[Begin GIVEN INFORMATION]
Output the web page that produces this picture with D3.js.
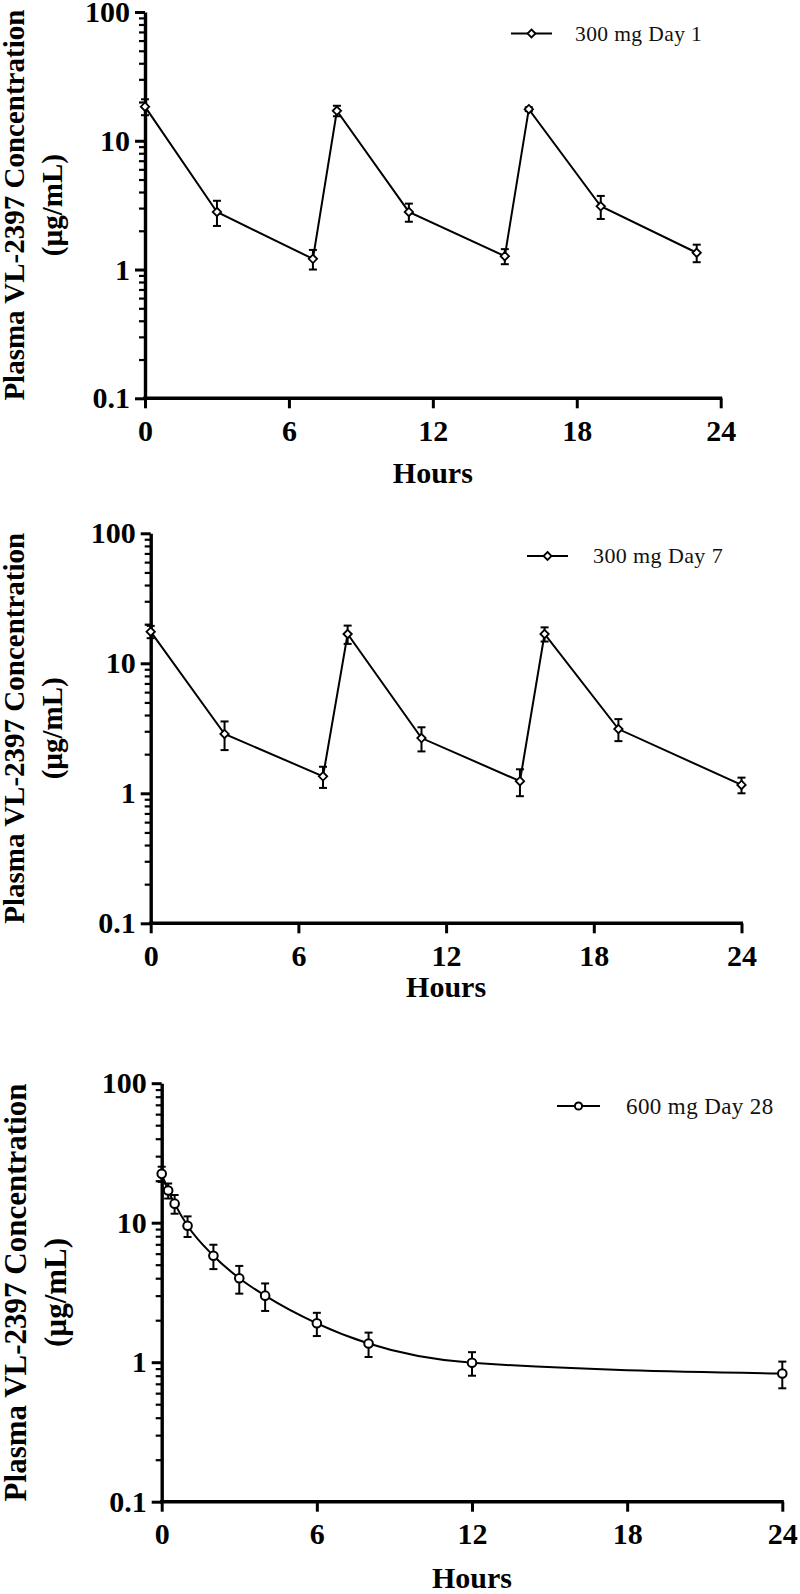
<!DOCTYPE html>
<html>
<head>
<meta charset="utf-8">
<script src="https://cdn.jsdelivr.net/npm/d3@7"></script>
<style>
  body { margin: 0; background: #fff; }
  svg { display: block; }
  text { font-family: "Liberation Serif", "Times New Roman", serif; }
</style>
</head>
<body>
<svg id="chart" width="800" height="1594"></svg>
<script>
// ---------- DATA ----------
const xTicks = [0, 6, 12, 18, 24];
const yMajorTicks = [0.1, 1, 10, 100];
const yTickLabels = ["0.1", "1", "10", "100"];
const xTitle = "Hours";
const yTitle1 = "Plasma VL-2397 Concentration";
const yTitle2 = "(\u00B5g/mL)";

const legend1 = "300 mg Day 1";
const hours1 = [0, 3, 7, 8, 11, 15, 16, 19, 23];
const mean1  = [18.4, 2.8, 1.21, 17.1, 2.8, 1.27, 17.6, 3.1, 1.35];
const sd1    = [2.6, 0.62, 0.21, 1.6, 0.45, 0.17, 0.6, 0.63, 0.21];

const legend2 = "300 mg Day 7";
const hours2 = [0, 3, 7, 8, 11, 15, 16, 19, 24];
const mean2  = [17.5, 2.86, 1.35, 16.8, 2.66, 1.24, 16.8, 3.12, 1.16];
const sd2    = [1.9, 0.71, 0.25, 2.7, 0.56, 0.29, 2.1, 0.6, 0.16];

const legend3 = "600 mg Day 28";
const hours3 = [0, 0.25, 0.5, 1, 2, 3, 4, 6, 8, 12, 24];
const mean3  = [22.4, 17.0, 13.7, 9.5, 5.8, 4.0, 3.0, 1.9, 1.36, 0.99, 0.83];
const sd3    = [2.8, 2.1, 2.1, 1.6, 1.15, 0.9, 0.67, 0.36, 0.27, 0.19, 0.18];

// ---------- LAYOUT ----------
const panels = [
  { hours: hours1, mean: mean1, sd: sd1, legend: legend1, marker: "diamond", curve: d3.curveLinear,
    x0: 145, x1: 720.7, yTop: 12, yBot: 398.3,
    titleX1: 24, titleX2: 62, titleSize: 29, hoursDy: 85,
    legLine: [511, 552], legY: 33.5, legTextX: 575, legSize: 21.5 },
  { hours: hours2, mean: mean2, sd: sd2, legend: legend2, marker: "diamond", curve: d3.curveLinear,
    x0: 150.7, x1: 741.5, yTop: 533.3, yBot: 923.3,
    titleX1: 24, titleX2: 62, titleSize: 29, hoursDy: 74,
    legLine: [527, 568], legY: 556, legTextX: 593, legSize: 22 },
  { hours: hours3, mean: mean3, sd: sd3, legend: legend3, marker: "circle", curve: d3.curveMonotoneX,
    x0: 161.7, x1: 782.3, yTop: 1083.2, yBot: 1501.7,
    titleX1: 26, titleX2: 66, titleSize: 31, hoursDy: 86,
    legLine: [557, 600], legY: 1106, legTextX: 626, legSize: 23 }
];

const svg = d3.select("#chart");
svg.append("rect").attr("width", 800).attr("height", 1594).attr("fill", "#fff");

const minorVals = [];
[0.1, 1, 10].forEach(d => { for (let k = 2; k <= 9; k++) minorVals.push(+(d * k).toPrecision(3)); });

function drawMarker(g, type, cx, cy, legend) {
  if (type === "diamond") {
    const s = legend ? 4 : 4.2;
    g.append("path")
      .attr("d", `M${cx},${cy - s}L${cx + s},${cy}L${cx},${cy + s}L${cx - s},${cy}Z`)
      .attr("fill", "#fff").attr("stroke", "#000").attr("stroke-width", 1.8);
  } else {
    g.append("circle").attr("cx", cx).attr("cy", cy).attr("r", legend ? 3.6 : 4.3)
      .attr("fill", "#fff").attr("stroke", "#000").attr("stroke-width", 2);
  }
}

panels.forEach(p => {
  const x = d3.scaleLinear().domain([0, 24]).range([p.x0, p.x1]);
  const y = d3.scaleLog().domain([0.1, 100]).range([p.yBot, p.yTop]);
  const g = svg.append("g");

  // minor y ticks
  const minorAxis = d3.axisLeft(y).tickValues(minorVals).tickSize(6).tickFormat("");
  const gm = g.append("g").attr("transform", `translate(${p.x0},0)`).call(minorAxis);
  gm.select(".domain").remove();
  gm.selectAll("line").attr("stroke", "#000").attr("stroke-width", 2.2);

  // major y axis
  const yAxis = d3.axisLeft(y).tickValues(yMajorTicks)
    .tickFormat((d, i) => yTickLabels[i]).tickSize(10).tickSizeOuter(0).tickPadding(5);
  const gy = g.append("g").attr("transform", `translate(${p.x0},0)`).call(yAxis);
  gy.select(".domain").attr("stroke", "#000").attr("stroke-width", 3.4);
  gy.selectAll(".tick line").attr("stroke", "#000").attr("stroke-width", 3);
  gy.selectAll("text").attr("font-family", "Liberation Serif").attr("font-weight", "bold")
    .attr("font-size", 30).attr("fill", "#000");

  // x axis
  const xAxis = d3.axisBottom(x).tickValues(xTicks).tickSize(10).tickSizeOuter(0).tickPadding(11);
  const gx = g.append("g").attr("transform", `translate(0,${p.yBot})`).call(xAxis);
  gx.select(".domain").attr("stroke", "#000").attr("stroke-width", 3.4)
    .attr("d", `M${p.x0 - 1.7},0H${p.x1 + 1.5}`);
  gx.selectAll(".tick line").attr("stroke", "#000").attr("stroke-width", 3);
  gx.selectAll("text").attr("font-family", "Liberation Serif").attr("font-weight", "bold")
    .attr("font-size", 30).attr("fill", "#000");

  // x title
  g.append("text").attr("x", (p.x0 + p.x1) / 2).attr("y", p.yBot + p.hoursDy)
    .attr("text-anchor", "middle").attr("font-weight", "bold").attr("font-size", 30)
    .text(xTitle);

  // y title
  const cy = (p.yTop + p.yBot) / 2;
  g.append("text").attr("transform", `translate(${p.titleX1},${cy}) rotate(-90)`)
    .attr("text-anchor", "middle").attr("font-weight", "bold").attr("font-size", p.titleSize)
    .text(yTitle1);
  g.append("text").attr("transform", `translate(${p.titleX2},${cy}) rotate(-90)`)
    .attr("text-anchor", "middle").attr("font-weight", "bold").attr("font-size", p.titleSize)
    .text(yTitle2);

  const data = p.hours.map((h, i) => ({ h, m: p.mean[i], s: p.sd[i] }));

  // error bars
  const eb = g.append("g").attr("stroke", "#000").attr("stroke-width", 2).attr("fill", "none");
  data.forEach(d => {
    const cx = x(d.h), yt = y(d.m + d.s), yb = y(d.m - d.s);
    eb.append("line").attr("x1", cx).attr("x2", cx).attr("y1", yt).attr("y2", yb);
    eb.append("line").attr("x1", cx - 4).attr("x2", cx + 4).attr("y1", yt).attr("y2", yt);
    eb.append("line").attr("x1", cx - 4).attr("x2", cx + 4).attr("y1", yb).attr("y2", yb);
  });

  // line
  const line = d3.line().x(d => x(d.h)).y(d => y(d.m)).curve(p.curve);
  g.append("path").datum(data).attr("d", line).attr("fill", "none")
    .attr("stroke", "#000").attr("stroke-width", 2);

  // markers
  const mg = g.append("g");
  data.forEach(d => drawMarker(mg, p.marker, x(d.h), y(d.m), false));

  // legend
  g.append("line").attr("x1", p.legLine[0]).attr("x2", p.legLine[1])
    .attr("y1", p.legY).attr("y2", p.legY).attr("stroke", "#000").attr("stroke-width", 2);
  drawMarker(g, p.marker, (p.legLine[0] + p.legLine[1]) / 2, p.legY, true);
  g.append("text").attr("x", p.legTextX).attr("y", p.legY).attr("dy", "0.33em")
    .attr("font-size", p.legSize).attr("letter-spacing", 0.4).attr("fill", "#111")
    .text(p.legend);
});
</script>
</body>
</html>
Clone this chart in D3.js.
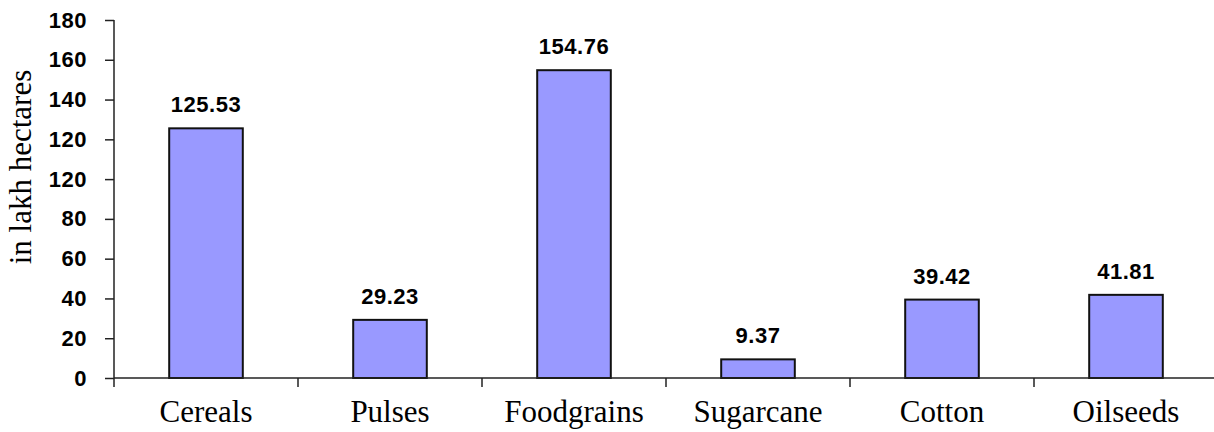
<!DOCTYPE html>
<html>
<head>
<meta charset="utf-8">
<script src="https://cdn.jsdelivr.net/npm/d3@7"></script>
<style>
  html, body { margin: 0; padding: 0; background: #fff; }
  svg { display: block; }
</style>
</head>
<body>
<svg id="chart" width="1214" height="432"></svg>
<script>
const categories = ["Cereals", "Pulses", "Foodgrains", "Sugarcane", "Cotton", "Oilseeds"];
const values = [125.53, 29.23, 154.76, 9.37, 39.42, 41.81];
const valueLabels = ["125.53", "29.23", "154.76", "9.37", "39.42", "41.81"];
const tickValues = [0, 20, 40, 60, 80, 100, 120, 140, 160, 180];
const tickLabels = ["0", "20", "40", "60", "80", "120", "120", "140", "160", "180"];
const yTitle = "in lakh hectares";

(function () {
const svg = d3.select("#chart");
const mLeft = 114, mRight = 1218, mTop = 20, mBottom = 378;

const x = d3.scaleBand().domain(categories).range([mLeft, mRight])
  .paddingInner(0.6).paddingOuter(0.3);
const y = d3.scaleLinear().domain([0, 180]).range([mBottom, mTop]);

// Bars
svg.append("g").selectAll("rect").data(values).join("rect")
  .attr("x", (d, i) => x(categories[i]))
  .attr("y", d => y(d))
  .attr("width", x.bandwidth())
  .attr("height", d => y(0) - y(d))
  .attr("fill", "#9999ff")
  .attr("stroke", "#111")
  .attr("stroke-width", 2);

// Value labels
svg.append("g").selectAll("text").data(values).join("text")
  .attr("x", (d, i) => x(categories[i]) + x.bandwidth() / 2)
  .attr("y", d => y(d) - 16)
  .attr("text-anchor", "middle")
  .attr("font-family", "'Liberation Sans', Arial, sans-serif")
  .attr("font-weight", "bold")
  .attr("font-size", 22)
  .attr("letter-spacing", 0.5)
  .attr("fill", "#000")
  .text((d, i) => valueLabels[i]);

// Y axis
const yAxis = d3.axisLeft(y).tickValues(tickValues)
  .tickFormat((d, i) => tickLabels[i]).tickSize(9).tickPadding(18);
const gy = svg.append("g").attr("transform", `translate(${mLeft},0)`).call(yAxis);
gy.select(".domain").remove();
gy.selectAll(".tick line").attr("stroke", "#222").attr("stroke-width", 1.5);
gy.selectAll(".tick text")
  .attr("font-family", "'Liberation Sans', Arial, sans-serif")
  .attr("font-weight", "bold")
  .attr("font-size", 22)
  .attr("letter-spacing", 0.5)
  .attr("fill", "#000");
gy.append("line").attr("x1", 0).attr("x2", 0)
  .attr("y1", y(180)).attr("y2", y(0) + 9)
  .attr("stroke", "#222").attr("stroke-width", 1.5);

// X axis
const gx = svg.append("g");
gx.append("line").attr("x1", mLeft).attr("x2", mRight)
  .attr("y1", y(0)).attr("y2", y(0))
  .attr("stroke", "#222").attr("stroke-width", 1.5);
const step = x.step();
gx.selectAll("line.tk").data(categories).join("line").attr("class", "tk")
  .attr("x1", d => x(d) + x.bandwidth() / 2 + step / 2)
  .attr("x2", d => x(d) + x.bandwidth() / 2 + step / 2)
  .attr("y1", y(0)).attr("y2", y(0) + 9)
  .attr("stroke", "#222").attr("stroke-width", 1.5);
gx.selectAll("text").data(categories).join("text")
  .attr("x", d => x(d) + x.bandwidth() / 2)
  .attr("y", 422)
  .attr("text-anchor", "middle")
  .attr("font-family", "'Liberation Serif', 'Times New Roman', serif")
  .attr("font-size", 31)
  .attr("fill", "#000")
  .text(d => d);

// Y title
svg.append("text")
  .attr("transform", "translate(31,167) rotate(-90)")
  .attr("text-anchor", "middle")
  .attr("font-family", "'Liberation Serif', 'Times New Roman', serif")
  .attr("font-size", 31)
  .attr("fill", "#000")
  .text(yTitle);
})();
</script>
</body>
</html>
[End GIVEN INFORMATION]
» **EXERCISE**:
Starting at the line that contains "Clone this chart in D3.js." and ending at the line that contains "d3.scaleLinear().domain([0, 180]).range([mBottom, mTop]);", give the lines again exactly. Do not include the pictures.

» **RESULT BELOW**:
Clone this chart in D3.js.
<!DOCTYPE html>
<html>
<head>
<meta charset="utf-8">
<script src="https://cdn.jsdelivr.net/npm/d3@7"></script>
<style>
  html, body { margin: 0; padding: 0; background: #fff; }
  svg { display: block; }
</style>
</head>
<body>
<svg id="chart" width="1214" height="432"></svg>
<script>
const categories = ["Cereals", "Pulses", "Foodgrains", "Sugarcane", "Cotton", "Oilseeds"];
const values = [125.53, 29.23, 154.76, 9.37, 39.42, 41.81];
const valueLabels = ["125.53", "29.23", "154.76", "9.37", "39.42", "41.81"];
const tickValues = [0, 20, 40, 60, 80, 100, 120, 140, 160, 180];
const tickLabels = ["0", "20", "40", "60", "80", "120", "120", "140", "160", "180"];
const yTitle = "in lakh hectares";

(function () {
const svg = d3.select("#chart");
const mLeft = 114, mRight = 1218, mTop = 20, mBottom = 378;

const x = d3.scaleBand().domain(categories).range([mLeft, mRight])
  .paddingInner(0.6).paddingOuter(0.3);
const y = d3.scaleLinear().domain([0, 180]).range([mBottom, mTop]);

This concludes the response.